> _REQUIRED TASK_
Pictures stay out of the copy; restate everything else in the material exactly.

··· INFORMATION SUPPLIED

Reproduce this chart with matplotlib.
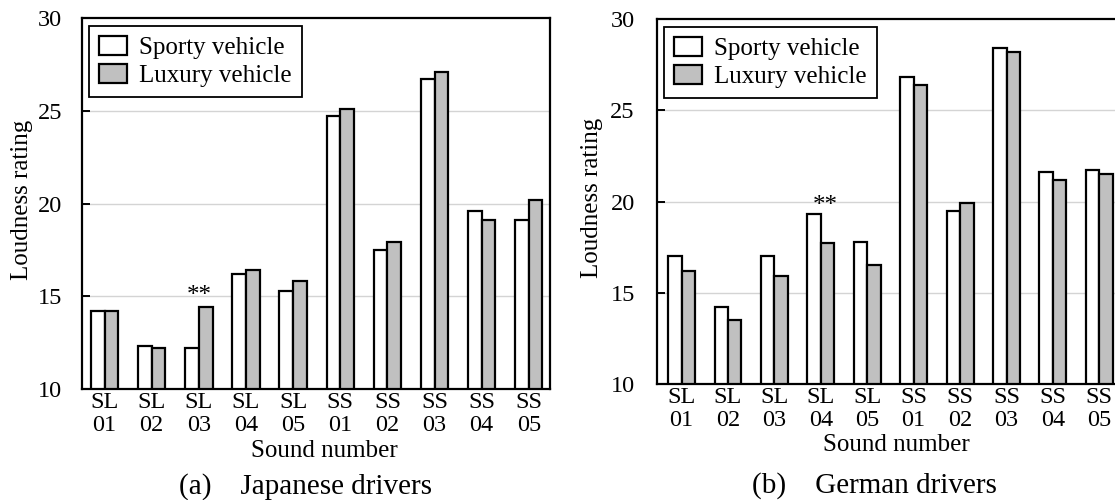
import numpy as np
import matplotlib
matplotlib.use('Agg')
import matplotlib.pyplot as plt

plt.rcParams['font.family'] = ['Liberation Serif', 'DejaVu Serif']

# Sound numbers and ratings
sounds = ['SL\n01', 'SL\n02', 'SL\n03', 'SL\n04', 'SL\n05',
          'SS\n01', 'SS\n02', 'SS\n03', 'SS\n04', 'SS\n05']

jp_sporty = [14.2, 12.3, 12.2, 16.2, 15.3, 24.7, 17.5, 26.7, 19.6, 19.1]
jp_luxury = [14.2, 12.2, 14.4, 16.4, 15.8, 25.1, 17.9, 27.1, 19.1, 20.2]

de_sporty = [17.0, 14.2, 17.0, 19.3, 17.8, 26.8, 19.5, 28.4, 21.6, 21.7]
de_luxury = [16.2, 13.5, 15.9, 17.7, 16.5, 26.4, 19.9, 28.2, 21.2, 21.5]

series_names = ['Sporty vehicle', 'Luxury vehicle']
yticks = [10, 15, 20, 25, 30]

# significance marks: (index of sound, y of baseline)
jp_marks = [(2, 14.7)]
de_marks = [(3.1, 19.4)]

fig = plt.figure(figsize=(11.15, 5), dpi=100)
ax1 = fig.add_axes([0.0731, 0.222, 0.4206, 0.742])
ax2 = fig.add_axes([0.5892, 0.232, 0.4126, 0.730])


def draw_panel(ax, sporty, luxury, marks, xlim, tick_pad, ylab_x, xlab_y, xlab_x):
    x = np.arange(len(sounds))
    w = 0.29
    b1 = ax.bar(x - w / 2, sporty, w, color='white', edgecolor='black',
                linewidth=1.6, zorder=2)
    b2 = ax.bar(x + w / 2, luxury, w, color='#c0c0c0', edgecolor='black',
                linewidth=1.6, zorder=2)
    ax.set_xlim(*xlim)
    ax.set_ylim(10, 30)
    ax.set_yticks(yticks)
    ax.set_xticks(x)
    ax.set_xticklabels(sounds, fontsize=17.5, linespacing=1.15)
    ax.tick_params(axis='x', length=0, pad=2)
    ax.tick_params(axis='y', direction='in', length=6, width=1.4,
                   labelsize=17.5, pad=tick_pad)
    for yv in yticks[1:-1]:
        ax.axhline(yv, color='#d4d4d4', linewidth=1.0, zorder=0)
    for s in ax.spines.values():
        s.set_linewidth(1.6)
    ax.set_ylabel('Loudness rating', fontsize=18)
    ax.yaxis.set_label_coords(ylab_x, 0.51)
    ax.set_xlabel('Sound number', fontsize=18)
    ax.xaxis.set_label_coords(xlab_x, xlab_y)
    for xi, yi in marks:
        ax.text(xi, yi, '**', ha='center', va='baseline', fontsize=18, zorder=3)
    leg = ax.legend([b1, b2], series_names, loc='upper left', fontsize=18,
                    frameon=True, fancybox=False, framealpha=1,
                    edgecolor='black', handlelength=1.12, handleheight=0.8,
                    handletextpad=0.48, borderpad=0.4, labelspacing=0.2,
                    borderaxespad=0.3)
    leg.get_frame().set_linewidth(1.3)


draw_panel(ax1, jp_sporty, jp_luxury, jp_marks, (-0.49, 9.46), 14, -0.103, -0.138, 0.517)
draw_panel(ax2, de_sporty, de_luxury, de_marks, (-0.53, 9.38), 16, -0.117, -0.138, 0.52)

fig.text(0.2744, 0.012, '(a)    Japanese drivers', ha='center', va='baseline', fontsize=21)
fig.text(0.784, 0.014, '(b)    German drivers', ha='center', va='baseline', fontsize=21)

fig.savefig('out.png', dpi=100)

······

> _SOLUTION TO THIS TASK_
Reproduce this chart with matplotlib.
import numpy as np
import matplotlib
matplotlib.use('Agg')
import matplotlib.pyplot as plt

plt.rcParams['font.family'] = ['Liberation Serif', 'DejaVu Serif']

# Sound numbers and ratings
sounds = ['SL\n01', 'SL\n02', 'SL\n03', 'SL\n04', 'SL\n05',
          'SS\n01', 'SS\n02', 'SS\n03', 'SS\n04', 'SS\n05']

jp_sporty = [14.2, 12.3, 12.2, 16.2, 15.3, 24.7, 17.5, 26.7, 19.6, 19.1]
jp_luxury = [14.2, 12.2, 14.4, 16.4, 15.8, 25.1, 17.9, 27.1, 19.1, 20.2]

de_sporty = [17.0, 14.2, 17.0, 19.3, 17.8, 26.8, 19.5, 28.4, 21.6, 21.7]
de_luxury = [16.2, 13.5, 15.9, 17.7, 16.5, 26.4, 19.9, 28.2, 21.2, 21.5]

series_names = ['Sporty vehicle', 'Luxury vehicle']
yticks = [10, 15, 20, 25, 30]

# significance marks: (index of sound, y of baseline)
jp_marks = [(2, 14.7)]
de_marks = [(3.1, 19.4)]

fig = plt.figure(figsize=(11.15, 5), dpi=100)
ax1 = fig.add_axes([0.0731, 0.222, 0.4206, 0.742])
ax2 = fig.add_axes([0.5892, 0.232, 0.4126, 0.730])


def draw_panel(ax, sporty, luxury, marks, xlim, tick_pad, ylab_x, xlab_y, xlab_x):
    x = np.arange(len(sounds))
    w = 0.29
    b1 = ax.bar(x - w / 2, sporty, w, color='white', edgecolor='black',
                linewidth=1.6, zorder=2)
    b2 = ax.bar(x + w / 2, luxury, w, color='#c0c0c0', edgecolor='black',
                linewidth=1.6, zorder=2)
    ax.set_xlim(*xlim)
    ax.set_ylim(10, 30)
    ax.set_yticks(yticks)
    ax.set_xticks(x)
    ax.set_xticklabels(sounds, fontsize=17.5, linespacing=1.15)
    ax.tick_params(axis='x', length=0, pad=2)
    ax.tick_params(axis='y', direction='in', length=6, width=1.4,
                   labelsize=17.5, pad=tick_pad)
    for yv in yticks[1:-1]:
        ax.axhline(yv, color='#d4d4d4', linewidth=1.0, zorder=0)
    for s in ax.spines.values():
        s.set_linewidth(1.6)
    ax.set_ylabel('Loudness rating', fontsize=18)
    ax.yaxis.set_label_coords(ylab_x, 0.51)
    ax.set_xlabel('Sound number', fontsize=18)
    ax.xaxis.set_label_coords(xlab_x, xlab_y)
    for xi, yi in marks:
        ax.text(xi, yi, '**', ha='center', va='baseline', fontsize=18, zorder=3)
    leg = ax.legend([b1, b2], series_names, loc='upper left', fontsize=18,
                    frameon=True, fancybox=False, framealpha=1,
                    edgecolor='black', handlelength=1.12, handleheight=0.8,
                    handletextpad=0.48, borderpad=0.4, labelspacing=0.2,
                    borderaxespad=0.3)
    leg.get_frame().set_linewidth(1.3)


draw_panel(ax1, jp_sporty, jp_luxury, jp_marks, (-0.49, 9.46), 14, -0.103, -0.138, 0.517)
draw_panel(ax2, de_sporty, de_luxury, de_marks, (-0.53, 9.38), 16, -0.117, -0.138, 0.52)

fig.text(0.2744, 0.012, '(a)    Japanese drivers', ha='center', va='baseline', fontsize=21)
fig.text(0.784, 0.014, '(b)    German drivers', ha='center', va='baseline', fontsize=21)

fig.savefig('out.png', dpi=100)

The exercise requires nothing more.